Recommendation: I would read Timothy Snyder before this, but still a useful piece
Where to read: Blanket, fire, puppy, comfort food
Read with: Allow me to suggestion a decent quarantini
In brief: “Why democracy is in trouble” is a popular genre at the moment (and on this blog). Applebaum is not offering anything particularly ground breaking or comprehensive on the topic but she does touch on one critical point – the whys and hows of educated people who have benefited from the system as established becoming enablers for would-be dictators.
Anne Applebaum is an interesting author with a curious personal and professional history – her husband was Defence and then Foreign Minister in Poland in a conservative (ish) government, she’s something of an old school Republican, a journalist and a Pulitzer Prize-winning author of the history of the Gulag. Naturally, she now writes for The Atlantic … because I read this book, and I am a sucker for anything involving that particular publication.
Twilight of Democracy opens with an account of a party in Applebaum and her husband’s country house in Poland in 1999 and the kinds of people they had in convivial attendance. She then tracks some of their lives and careers in the years that followed, and the divergences and rifts that opened up over the years. To her very palpable distress, many of their guests ended up as fervent supporters of the Polish Law and Justice Party and other extreme right-wing groups. Educated, intelligent people became hand maidens for autocratic regimes and parties, and cheerleaders for dictators.

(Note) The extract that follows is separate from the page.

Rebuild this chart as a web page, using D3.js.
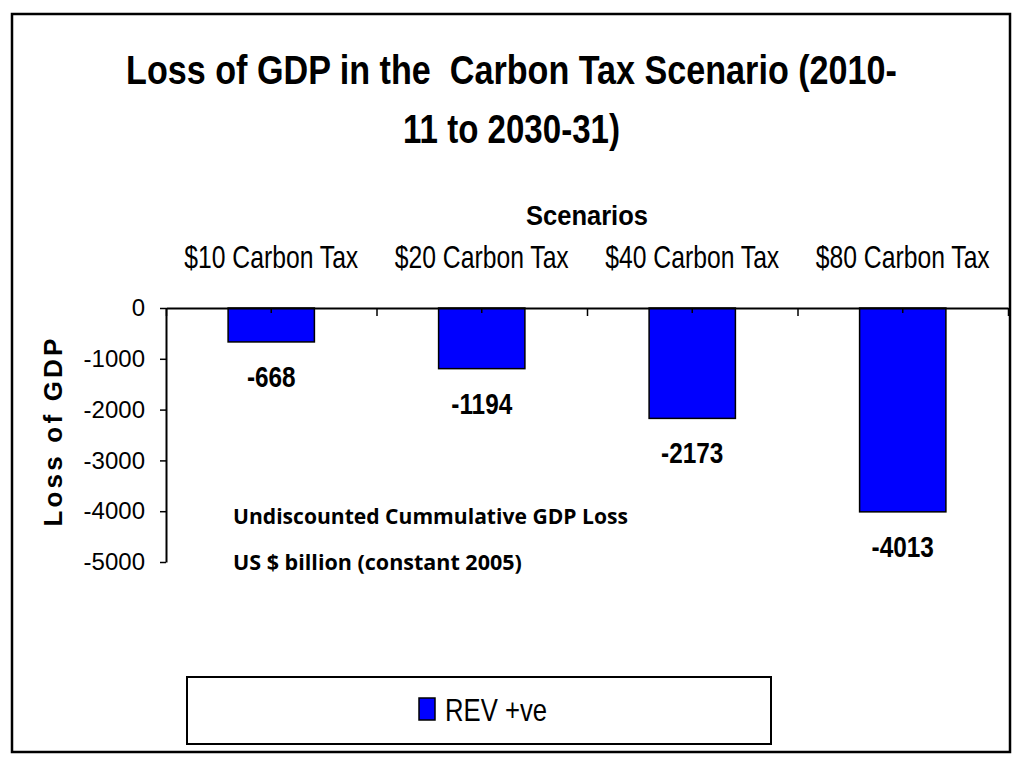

This modest and yet important observation is her subject:
“Authoritarians need the people who will promote the riot or launch the coup. But they also need the people who can argue that breaking the constitution or twisting the law is the right thing to do … They need members of the intellectual and educated elite, in other words, who will help them launch a war on the rest of the intellectual and educated elite, even if that includes their university classmates, their colleagues and their friends.” (p. 17)
There are illiberal, authoritarian tendencies on the left, god knows, but as Applebaum notes, the truly dangerous activity in the last couple of decades has come on the right. Trump is the obvious American manifestation of this trend but other leaders across Europe, South America and good old Bibi in Israel have embraced similarly destructive, undemocratic rhetoric. In doing so, or so goes Applebaum’s argument, they have been aided by precisely the kinds of people who benefit from the current political order. An essay written for The Atlantic about Laura Ingraham’s evolution is illustrative (and free): in Applebaum’s telling, post-Cold War optimism about American victory and the inevitable march of democracy gave way to “apocalyptic pessimism … America is doomed, Europe is doomed, Western civilization is doomed—and immigration, political correctness, transgenderism, the culture, the establishment, the left, and the “Dems” are responsible”. As a result, many Reganites and Conservatives became increasingly sympathetic to anti-democratic and authoritarian arguments as the only way to save the country, and were able to justify the unjustifiable with reference to those existential threats.
This all sounds very Snyder-ish, albeit in a far less comprehensive fashion and with a much more limited argument, but I think it’s an interesting piece of work on its own. If nothing else, if thinking about the application of this thesis in the real world is too depressing, it might be useful in interpreting The Handmaid’s Tale‘s Serena Joy.